> [YOUR OBJECTIVE]: Word for word, give the material below again, minus any images.

(Records with drawing code)
---*---

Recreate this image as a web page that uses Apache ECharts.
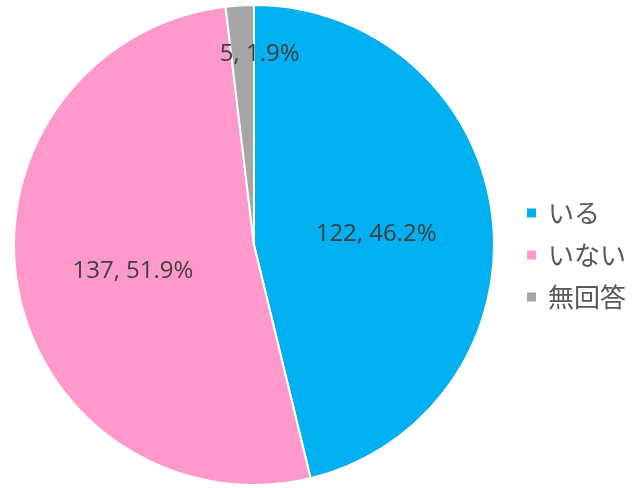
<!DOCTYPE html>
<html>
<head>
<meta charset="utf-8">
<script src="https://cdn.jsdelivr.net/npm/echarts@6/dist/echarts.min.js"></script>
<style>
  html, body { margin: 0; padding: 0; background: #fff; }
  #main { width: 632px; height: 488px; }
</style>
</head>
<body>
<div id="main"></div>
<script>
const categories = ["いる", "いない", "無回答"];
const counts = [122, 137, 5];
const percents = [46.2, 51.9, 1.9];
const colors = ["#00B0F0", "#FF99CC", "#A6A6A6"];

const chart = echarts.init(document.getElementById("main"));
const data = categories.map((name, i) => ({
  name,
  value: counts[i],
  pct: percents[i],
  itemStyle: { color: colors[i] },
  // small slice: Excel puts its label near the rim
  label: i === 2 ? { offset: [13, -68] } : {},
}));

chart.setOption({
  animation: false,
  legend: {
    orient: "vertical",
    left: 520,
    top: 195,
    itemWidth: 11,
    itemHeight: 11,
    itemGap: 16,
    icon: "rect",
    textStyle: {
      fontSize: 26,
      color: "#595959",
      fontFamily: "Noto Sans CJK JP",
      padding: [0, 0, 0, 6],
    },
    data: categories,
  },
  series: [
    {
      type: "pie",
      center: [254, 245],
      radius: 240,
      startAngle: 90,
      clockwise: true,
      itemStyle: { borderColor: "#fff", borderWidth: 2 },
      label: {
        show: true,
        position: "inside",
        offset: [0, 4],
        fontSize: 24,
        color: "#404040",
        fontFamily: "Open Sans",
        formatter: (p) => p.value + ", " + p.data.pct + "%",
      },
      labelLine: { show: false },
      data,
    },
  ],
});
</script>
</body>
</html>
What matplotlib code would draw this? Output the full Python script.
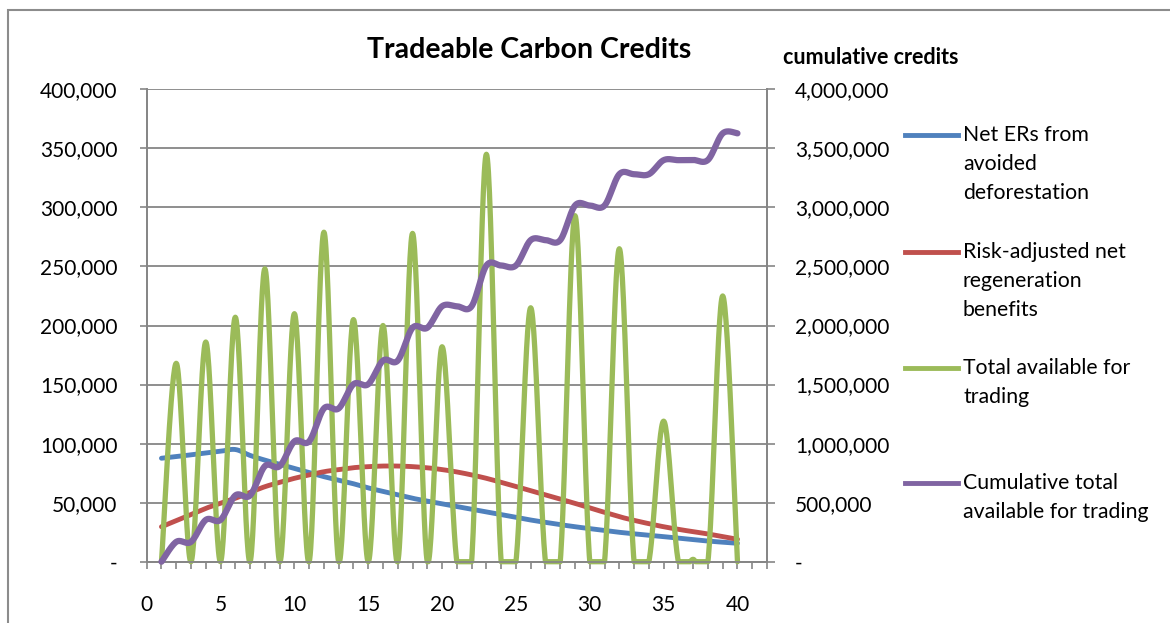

---*---

> [REPLY TO THE TASK]:
Recreate this image as a web page that uses Apache ECharts.
<!DOCTYPE html>
<html>
<head>
<meta charset="utf-8">
<script src="https://cdn.jsdelivr.net/npm/echarts@6/dist/echarts.min.js"></script>
<style>
  html, body { margin: 0; padding: 0; background: #fff; }
  #main { width: 632px; height: 488px; }
</style>
</head>
<body>
<div id="main"></div>
<script>
const categories = ["いる", "いない", "無回答"];
const counts = [122, 137, 5];
const percents = [46.2, 51.9, 1.9];
const colors = ["#00B0F0", "#FF99CC", "#A6A6A6"];

const chart = echarts.init(document.getElementById("main"));
const data = categories.map((name, i) => ({
  name,
  value: counts[i],
  pct: percents[i],
  itemStyle: { color: colors[i] },
  // small slice: Excel puts its label near the rim
  label: i === 2 ? { offset: [13, -68] } : {},
}));

chart.setOption({
  animation: false,
  legend: {
    orient: "vertical",
    left: 520,
    top: 195,
    itemWidth: 11,
    itemHeight: 11,
    itemGap: 16,
    icon: "rect",
    textStyle: {
      fontSize: 26,
      color: "#595959",
      fontFamily: "Noto Sans CJK JP",
      padding: [0, 0, 0, 6],
    },
    data: categories,
  },
  series: [
    {
      type: "pie",
      center: [254, 245],
      radius: 240,
      startAngle: 90,
      clockwise: true,
      itemStyle: { borderColor: "#fff", borderWidth: 2 },
      label: {
        show: true,
        position: "inside",
        offset: [0, 4],
        fontSize: 24,
        color: "#404040",
        fontFamily: "Open Sans",
        formatter: (p) => p.value + ", " + p.data.pct + "%",
      },
      labelLine: { show: false },
      data,
    },
  ],
});
</script>
</body>
</html>
What matplotlib code would draw this? Output the full Python script.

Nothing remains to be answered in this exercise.